(Data items)
========================================

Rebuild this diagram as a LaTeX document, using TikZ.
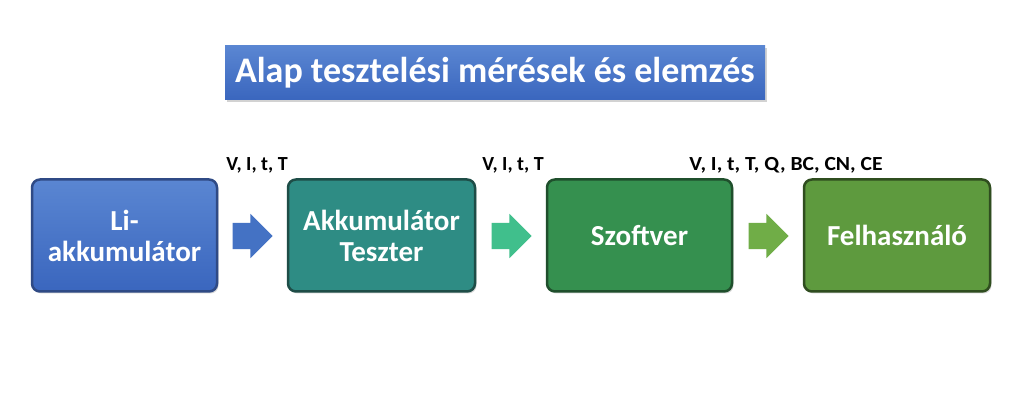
\documentclass[tikz,border=0pt]{standalone}
\usepackage{fontspec}
\setmainfont{Carlito}
\usetikzlibrary{shapes.arrows,shadows}
\definecolor{bluetop}{HTML}{5A86D2}
\definecolor{bluebot}{HTML}{3A66BE}
\definecolor{blueline}{HTML}{2F4A85}
\definecolor{tealfill}{HTML}{2E8C84}
\definecolor{tealline}{HTML}{1E4D47}
\definecolor{grnfill}{HTML}{35904F}
\definecolor{grnline}{HTML}{1F4F2C}
\definecolor{olvfill}{HTML}{5E9A3E}
\definecolor{olvline}{HTML}{2F4D1F}
\definecolor{arrblue}{HTML}{4472C4}
\definecolor{arrmint}{HTML}{40BF8C}
\definecolor{arrgreen}{HTML}{70AD47}
\tikzset{
  x=1pt,y=1pt,
  stage/.style={rounded corners=8pt, line width=2.5pt, minimum height=112pt,
    text=white, font=\bfseries\fontsize{29}{31}\selectfont, align=center,
    drop shadow={opacity=0.3, shadow xshift=1.5pt, shadow yshift=-2pt}},
  flow/.style={single arrow, single arrow head extend=9pt,
    minimum height=40pt, inner xsep=0pt, inner ysep=13pt, draw=none},
  lbl/.style={font=\bfseries\fontsize{20}{24}\selectfont, inner sep=0pt}
}
\begin{document}
\begin{tikzpicture}
\useasboundingbox (0,0) rectangle (1024,403);
\fill[white] (0,0) rectangle (1024,403);
\node[minimum width=540pt, minimum height=54pt, top color=bluetop, bottom color=bluebot,
  text=white, font=\bfseries\fontsize{36}{40}\selectfont,
  drop shadow={opacity=0.35, shadow xshift=1.5pt, shadow yshift=-2.5pt}]
  (title) at (495,330) {Alap tesztelési mérések és elemzés};

\node[stage, minimum width=185pt, top color=bluetop, bottom color=bluebot, draw=blueline]
  (li) at (124.5,167.5) {Li-\\akkumulátor};
\node[stage, minimum width=187pt, fill=tealfill, draw=tealline]
  (tester) at (381.5,167.5) {Akkumulátor\\Teszter};
\node[stage, minimum width=185pt, fill=grnfill, draw=grnline]
  (sw) at (639.5,167.5) {Szoftver};
\node[stage, minimum width=186pt, fill=olvfill, draw=olvline]
  (user) at (897,167.5) {Felhasználó};

\node[flow, fill=arrblue] (a1) at (246,167) {};
\node[flow, fill=arrmint] (a2) at (505,167) {};
\node[flow, fill=arrgreen] (a3) at (762,167) {};

\node[lbl] (l1) at (257,238) {V, I, t, T};
\node[lbl] (l2) at (513,238) {V, I, t, T};
\node[lbl, xscale=1.08] (l3) at (786,238) {V, I, t, T, Q, BC, CN, CE};
\end{tikzpicture}
\end{document}
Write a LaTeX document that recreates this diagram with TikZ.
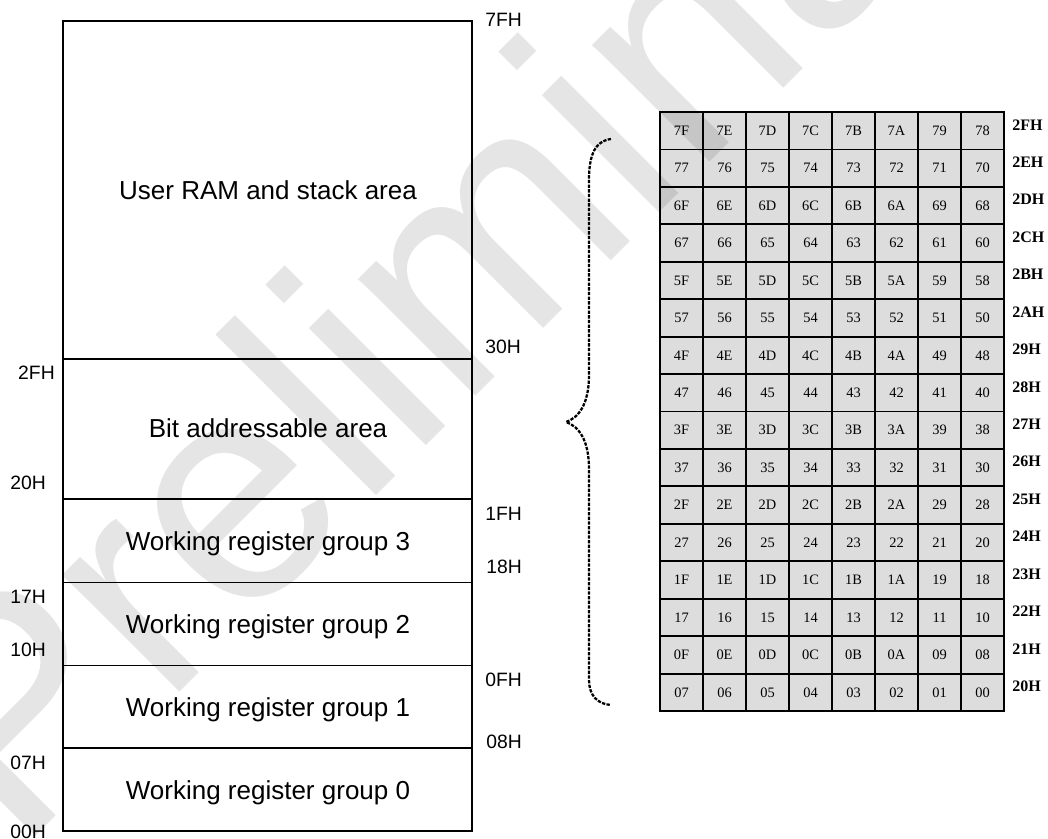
\documentclass[tikz,border=0pt]{standalone}
\usepackage{fontspec}
\setmainfont{Liberation Serif}
\newfontfamily\arialfont{Liberation Sans}
\usetikzlibrary{positioning}
\definecolor{cellgray}{RGB}{221,221,221}

\begin{document}
\begin{tikzpicture}[x=0.75pt,y=-0.75pt,
  area/.style={font=\arialfont\fontsize{19.5}{22}\selectfont, text depth=0pt},
  addr/.style={font=\arialfont\fontsize{14.5}{16}\selectfont, inner sep=0pt},
  bitcell/.style={draw, line width=1.4pt, fill=cellgray, minimum width=32.25pt,
    minimum height=28.08pt, inner sep=0pt, font=\fontsize{10.8}{12}\selectfont},
  rowaddr/.style={font=\bfseries\fontsize{12}{14}\selectfont, anchor=west, inner sep=0pt}]

\useasboundingbox (0,0) rectangle (1048,838);

% memory map
\draw[line width=1pt] (63,21) rectangle (472,831);
\foreach \yy in {359,499,582.5,665.5,748}
  {\draw[line width=1pt] (63,\yy) -- (472,\yy);}

\node[area] (ram) at (268,190) {User RAM and stack area};
\node[area] (bitarea) at (268,428) {Bit addressable area};
\node[area] (grp3) at (268,541) {Working register group 3};
\node[area] (grp2) at (268,624) {Working register group 2};
\node[area] (grp1) at (268,707) {Working register group 1};
\node[area] (grp0) at (268,790) {Working register group 0};

% addresses on the right
\node[addr, anchor=west] (a7F) at (485,20) {7FH};
\node[addr, anchor=west] (a30) at (485,347) {30H};
\node[addr, anchor=west] (a1F) at (485,514) {1FH};
\node[addr, anchor=west] (a18) at (486,567) {18H};
\node[addr, anchor=west] (a0F) at (485,680) {0FH};
\node[addr, anchor=west] (a08) at (486,742) {08H};

% addresses on the left
\node[addr, anchor=east] (a2F) at (55,373) {2FH};
\node[addr, anchor=east] (a20) at (46,483) {20H};
\node[addr, anchor=east] (a17) at (46,597) {17H};
\node[addr, anchor=east] (a10) at (46,650) {10H};
\node[addr, anchor=east] (a07) at (46,763) {07H};
\node[addr, anchor=east] (a00) at (46,832) {00H};

% bit addresses
\foreach \r in {0,...,15}
  {\foreach \c in {0,...,7}
    {\pgfmathtruncatemacro\cv{127-8*\r-\c}
     \pgfmathparse{Hex(\cv)}\edef\cl{\ifnum\cv<16 0\fi\pgfmathresult}
     \node[bitcell] (cell-\r-\c) at ({681.5+43*\c},{130.72+37.44*\r}) {\cl};}
   \pgfmathparse{Hex(47-\r)}\edef\rl{\pgfmathresult H}
   \node[rowaddr] (row-\r) at (1012,{124.72+37.44*\r}) {\rl};}

% brace
\draw[line width=1.7pt, dash pattern=on 2.5pt off 1pt]
  (611,139) .. controls (595,141) and (589,155) .. (589,180) -- (589,375)
  .. controls (589,405) and (578,418) .. (566,422)
  .. controls (578,426) and (589,439) .. (589,469) -- (589,680)
  .. controls (589,695) and (597,704) .. (611,705);

% watermark
\begin{scope}
\clip (0,0) rectangle (1048,838);
\node[font=\arialfont\fontsize{235}{240}\selectfont, text opacity=0.1,
  anchor=base west, inner sep=0pt, rotate=45] (mark) at (17,855) {Preliminary};
\end{scope}
\end{tikzpicture}
\end{document}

========================================

Stated task
Return the listing above word for word, with the pictures removed.

Output below
Rebuild this diagram as a LaTeX document, using TikZ.
\documentclass[tikz,border=0pt]{standalone}
\usepackage{fontspec}
\setmainfont{Carlito}
\usetikzlibrary{shapes.arrows,shadows}
\definecolor{bluetop}{HTML}{5A86D2}
\definecolor{bluebot}{HTML}{3A66BE}
\definecolor{blueline}{HTML}{2F4A85}
\definecolor{tealfill}{HTML}{2E8C84}
\definecolor{tealline}{HTML}{1E4D47}
\definecolor{grnfill}{HTML}{35904F}
\definecolor{grnline}{HTML}{1F4F2C}
\definecolor{olvfill}{HTML}{5E9A3E}
\definecolor{olvline}{HTML}{2F4D1F}
\definecolor{arrblue}{HTML}{4472C4}
\definecolor{arrmint}{HTML}{40BF8C}
\definecolor{arrgreen}{HTML}{70AD47}
\tikzset{
  x=1pt,y=1pt,
  stage/.style={rounded corners=8pt, line width=2.5pt, minimum height=112pt,
    text=white, font=\bfseries\fontsize{29}{31}\selectfont, align=center,
    drop shadow={opacity=0.3, shadow xshift=1.5pt, shadow yshift=-2pt}},
  flow/.style={single arrow, single arrow head extend=9pt,
    minimum height=40pt, inner xsep=0pt, inner ysep=13pt, draw=none},
  lbl/.style={font=\bfseries\fontsize{20}{24}\selectfont, inner sep=0pt}
}
\begin{document}
\begin{tikzpicture}
\useasboundingbox (0,0) rectangle (1024,403);
\fill[white] (0,0) rectangle (1024,403);
\node[minimum width=540pt, minimum height=54pt, top color=bluetop, bottom color=bluebot,
  text=white, font=\bfseries\fontsize{36}{40}\selectfont,
  drop shadow={opacity=0.35, shadow xshift=1.5pt, shadow yshift=-2.5pt}]
  (title) at (495,330) {Alap tesztelési mérések és elemzés};

\node[stage, minimum width=185pt, top color=bluetop, bottom color=bluebot, draw=blueline]
  (li) at (124.5,167.5) {Li-\\akkumulátor};
\node[stage, minimum width=187pt, fill=tealfill, draw=tealline]
  (tester) at (381.5,167.5) {Akkumulátor\\Teszter};
\node[stage, minimum width=185pt, fill=grnfill, draw=grnline]
  (sw) at (639.5,167.5) {Szoftver};
\node[stage, minimum width=186pt, fill=olvfill, draw=olvline]
  (user) at (897,167.5) {Felhasználó};

\node[flow, fill=arrblue] (a1) at (246,167) {};
\node[flow, fill=arrmint] (a2) at (505,167) {};
\node[flow, fill=arrgreen] (a3) at (762,167) {};

\node[lbl] (l1) at (257,238) {V, I, t, T};
\node[lbl] (l2) at (513,238) {V, I, t, T};
\node[lbl, xscale=1.08] (l3) at (786,238) {V, I, t, T, Q, BC, CN, CE};
\end{tikzpicture}
\end{document}
Write a LaTeX document that recreates this diagram with TikZ.
\documentclass[tikz,border=0pt]{standalone}
\usepackage{fontspec}
\setmainfont{Liberation Serif}
\newfontfamily\arialfont{Liberation Sans}
\usetikzlibrary{positioning}
\definecolor{cellgray}{RGB}{221,221,221}

\begin{document}
\begin{tikzpicture}[x=0.75pt,y=-0.75pt,
  area/.style={font=\arialfont\fontsize{19.5}{22}\selectfont, text depth=0pt},
  addr/.style={font=\arialfont\fontsize{14.5}{16}\selectfont, inner sep=0pt},
  bitcell/.style={draw, line width=1.4pt, fill=cellgray, minimum width=32.25pt,
    minimum height=28.08pt, inner sep=0pt, font=\fontsize{10.8}{12}\selectfont},
  rowaddr/.style={font=\bfseries\fontsize{12}{14}\selectfont, anchor=west, inner sep=0pt}]

\useasboundingbox (0,0) rectangle (1048,838);

% memory map
\draw[line width=1pt] (63,21) rectangle (472,831);
\foreach \yy in {359,499,582.5,665.5,748}
  {\draw[line width=1pt] (63,\yy) -- (472,\yy);}

\node[area] (ram) at (268,190) {User RAM and stack area};
\node[area] (bitarea) at (268,428) {Bit addressable area};
\node[area] (grp3) at (268,541) {Working register group 3};
\node[area] (grp2) at (268,624) {Working register group 2};
\node[area] (grp1) at (268,707) {Working register group 1};
\node[area] (grp0) at (268,790) {Working register group 0};

% addresses on the right
\node[addr, anchor=west] (a7F) at (485,20) {7FH};
\node[addr, anchor=west] (a30) at (485,347) {30H};
\node[addr, anchor=west] (a1F) at (485,514) {1FH};
\node[addr, anchor=west] (a18) at (486,567) {18H};
\node[addr, anchor=west] (a0F) at (485,680) {0FH};
\node[addr, anchor=west] (a08) at (486,742) {08H};

% addresses on the left
\node[addr, anchor=east] (a2F) at (55,373) {2FH};
\node[addr, anchor=east] (a20) at (46,483) {20H};
\node[addr, anchor=east] (a17) at (46,597) {17H};
\node[addr, anchor=east] (a10) at (46,650) {10H};
\node[addr, anchor=east] (a07) at (46,763) {07H};
\node[addr, anchor=east] (a00) at (46,832) {00H};

% bit addresses
\foreach \r in {0,...,15}
  {\foreach \c in {0,...,7}
    {\pgfmathtruncatemacro\cv{127-8*\r-\c}
     \pgfmathparse{Hex(\cv)}\edef\cl{\ifnum\cv<16 0\fi\pgfmathresult}
     \node[bitcell] (cell-\r-\c) at ({681.5+43*\c},{130.72+37.44*\r}) {\cl};}
   \pgfmathparse{Hex(47-\r)}\edef\rl{\pgfmathresult H}
   \node[rowaddr] (row-\r) at (1012,{124.72+37.44*\r}) {\rl};}

% brace
\draw[line width=1.7pt, dash pattern=on 2.5pt off 1pt]
  (611,139) .. controls (595,141) and (589,155) .. (589,180) -- (589,375)
  .. controls (589,405) and (578,418) .. (566,422)
  .. controls (578,426) and (589,439) .. (589,469) -- (589,680)
  .. controls (589,695) and (597,704) .. (611,705);

% watermark
\begin{scope}
\clip (0,0) rectangle (1048,838);
\node[font=\arialfont\fontsize{235}{240}\selectfont, text opacity=0.1,
  anchor=base west, inner sep=0pt, rotate=45] (mark) at (17,855) {Preliminary};
\end{scope}
\end{tikzpicture}
\end{document}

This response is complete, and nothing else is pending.